Last year, Kyr wrote a work about the Holocaust inspired by that conversation called “The Unutterable.” After the 9/11 terrorist attacks, he spoke with middle-school students and used their thoughts to produce a choral program that they later performed in New York City.
“We sang around the city,” Kyr said. “We engaged people in dialogue about 9/11 and expressed our support for the people there and our true hope. The No. 1 hope is for peace — peace in the world, peace in our communities and peace within ourselves. You can imagine the effect that has on hardened New Yorkers, the effect it has on your children. It was a very moving time for all of us.”
For the Baton Rouge project, Kyr asked those at each breakfast table to discuss how violence has affected them, then to write about how they would like to speak against violence and how they or the community might bring about peace.

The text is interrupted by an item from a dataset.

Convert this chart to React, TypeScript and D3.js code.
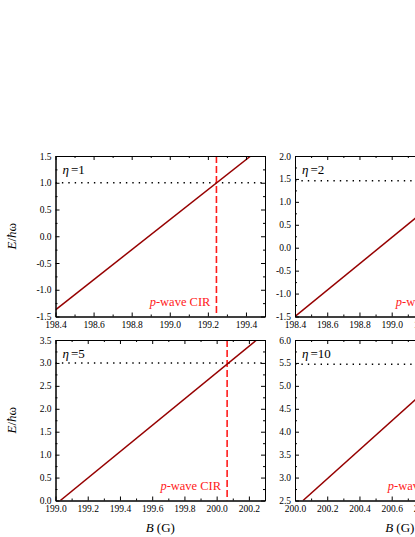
import * as d3 from "d3";
import React, { useEffect, useRef } from "react";

// one entry per panel: top-left, top-right, bottom-left, bottom-right
const etas = [1, 2, 5, 10];
const bDomains = [
  [198.4, 199.5],
  [198.4, 199.7],
  [199.0, 200.3],
  [200.0, 201.3],
];
const eDomains = [
  [-1.5, 1.5],
  [-1.5, 2.0],
  [0.0, 3.5],
  [2.5, 6.0],
];
const thresholds = [1.0, 1.46, 3.0, 5.47];
const cirB = [199.245, 199.44, 200.065, 200.99];
// energy line, read at its two visible ends
const lineB = [
  [198.4, 199.425],
  [198.4, 199.62],
  [199.03, 200.248],
  [200.05, 201.16],
];
const lineE = [
  [-1.375, 1.5],
  [-1.5, 2.0],
  [0.0, 3.5],
  [2.5, 6.0],
];

const serif = "'Liberation Serif', 'Times New Roman', serif";

export default function App() {
  const ref = useRef<SVGSVGElement>(null);

  useEffect(() => {
    const svg = d3.select(ref.current);
    svg.selectAll("*").remove();

    const cols = [55.5, 295];
    const rows = [156, 340];
    const pw = 209.5;
    const ph = 160.5;

    etas.forEach((eta, i) => {
      const x0 = cols[i % 2];
      const y0 = rows[Math.floor(i / 2)];
      const x = d3.scaleLinear(bDomains[i], [x0, x0 + pw]);
      const y = d3.scaleLinear(eDomains[i], [y0 + ph, y0]);

      // ticks: major every 0.2 G / 0.5, minor halfway
      const nx = Math.round((bDomains[i][1] - bDomains[i][0]) / 0.1);
      const xAll = d3.range(nx + 1).map((k) => bDomains[i][0] + k * 0.1);
      const xMajor = xAll.filter((_, k) => k % 2 === 0);
      const xMinor = xAll.filter((_, k) => k % 2 === 1);
      const ny = Math.round((eDomains[i][1] - eDomains[i][0]) / 0.25);
      const yAll = d3.range(ny + 1).map((k) => eDomains[i][0] + k * 0.25);
      const yMajor = yAll.filter((_, k) => k % 2 === 0);
      const yMinor = yAll.filter((_, k) => k % 2 === 1);

      const g = svg.append("g");
      const clipId = `clip${i}`;
      g.append("clipPath")
        .attr("id", clipId)
        .append("rect")
        .attr("x", x0)
        .attr("y", y0)
        .attr("width", pw)
        .attr("height", ph);

      const plot = g.append("g").attr("clip-path", `url(#${clipId})`);

      // dotted threshold
      plot
        .append("line")
        .attr("x1", x0)
        .attr("x2", x0 + pw)
        .attr("y1", y(thresholds[i]))
        .attr("y2", y(thresholds[i]))
        .attr("stroke", "#000")
        .attr("stroke-width", 1.4)
        .attr("stroke-dasharray", "1.4,5");

      // dashed CIR position
      plot
        .append("line")
        .attr("x1", x(cirB[i]))
        .attr("x2", x(cirB[i]))
        .attr("y1", y0)
        .attr("y2", y0 + ph)
        .attr("stroke", "#ff1a1a")
        .attr("stroke-width", 1.6)
        .attr("stroke-dasharray", "7,3");

      const line = d3
        .line<number>()
        .x((d) => x(lineB[i][d]))
        .y((d) => y(lineE[i][d]));
      plot
        .append("path")
        .attr("d", line([0, 1]))
        .attr("fill", "none")
        .attr("stroke", "#960000")
        .attr("stroke-width", 1.5);

      // axes
      const font = (sel) =>
        sel.attr("font-family", serif).attr("font-size", 9.5).call((s) => s.select(".domain").attr("stroke-width", 1));

      g.append("g")
        .attr("transform", `translate(0,${y0 + ph})`)
        .call(d3.axisBottom(x).tickValues(xMajor).tickSize(-4).tickSizeOuter(0).tickPadding(5).tickFormat((d) => (+d).toFixed(1)))
        .call(font);
      g.append("g")
        .attr("transform", `translate(0,${y0 + ph})`)
        .call(d3.axisBottom(x).tickValues(xMinor).tickSize(-2).tickSizeOuter(0).tickFormat(() => ""));
      g.append("g")
        .attr("transform", `translate(0,${y0})`)
        .call(d3.axisTop(x).tickValues(xMajor).tickSize(-4).tickSizeOuter(0).tickFormat(() => ""));
      g.append("g")
        .attr("transform", `translate(0,${y0})`)
        .call(d3.axisTop(x).tickValues(xMinor).tickSize(-2).tickSizeOuter(0).tickFormat(() => ""));

      g.append("g")
        .attr("transform", `translate(${x0},0)`)
        .call(d3.axisLeft(y).tickValues(yMajor).tickSize(-4).tickSizeOuter(0).tickPadding(4).tickFormat((d) => (+d).toFixed(1)))
        .call(font);
      g.append("g")
        .attr("transform", `translate(${x0},0)`)
        .call(d3.axisLeft(y).tickValues(yMinor).tickSize(-2).tickSizeOuter(0).tickFormat(() => ""));
      g.append("g")
        .attr("transform", `translate(${x0 + pw},0)`)
        .call(d3.axisRight(y).tickValues(yMajor).tickSize(-4).tickSizeOuter(0).tickFormat(() => ""));
      g.append("g")
        .attr("transform", `translate(${x0 + pw},0)`)
        .call(d3.axisRight(y).tickValues(yMinor).tickSize(-2).tickSizeOuter(0).tickFormat(() => ""));

      // eta label
      const eLabel = g
        .append("text")
        .attr("x", x0 + 7)
        .attr("y", y0 + 18)
        .attr("font-family", serif)
        .attr("font-size", 13);
      eLabel.append("tspan").attr("font-style", "italic").text("η");
      eLabel.append("tspan").attr("dx", 2).text(`=${eta}`);

      // CIR label
      const cLabel = g
        .append("text")
        .attr("x", x(cirB[i]) - 6)
        .attr("y", y0 + ph - 11)
        .attr("text-anchor", "end")
        .attr("fill", "#ff1a1a")
        .attr("font-family", serif)
        .attr("font-size", 12.5);
      cLabel.append("tspan").attr("font-style", "italic").text("p");
      cLabel.append("tspan").text("-wave CIR");

      // axis titles
      const bLabel = g
        .append("text")
        .attr("x", x0 + pw / 2)
        .attr("y", 532)
        .attr("text-anchor", "middle")
        .attr("font-family", serif)
        .attr("font-size", 13);
      if (i >= 2) {
        bLabel.append("tspan").attr("font-style", "italic").text("B");
        bLabel.append("tspan").text(" (G)");
      }

      if (i % 2 === 0) {
        const yLabel = g
          .append("text")
          .attr("transform", `translate(16,${y0 + ph / 2}) rotate(-90)`)
          .attr("text-anchor", "middle")
          .attr("font-family", serif)
          .attr("font-size", 13);
        yLabel.append("tspan").attr("font-style", "italic").text("E");
        yLabel.append("tspan").text("/");
        yLabel.append("tspan").attr("font-style", "italic").text("ħ");
        yLabel.append("tspan").text("ω");
      }
    });
  }, []);

  return <svg ref={ref} width={415} height={537} style={{ position: "absolute", left: 0, top: 0, background: "#fff" }} />;
}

After Kyr’s presentation, Rabbi Tom Gardner of Beth Shalom Synagogue spoke briefly about the difficulties of combating violence.
“Everyone wants peace,” Gardner said. “So, we ask ourselves why there is so little peace in the world. The conclusion, I think, is everyone wants peace, but everyone has a different interpretation of what peace requires, what are the elements that make up peace.
“To get people to agree on peace is easy, but to get people to agree on what constitutes peace is very, very difficult.”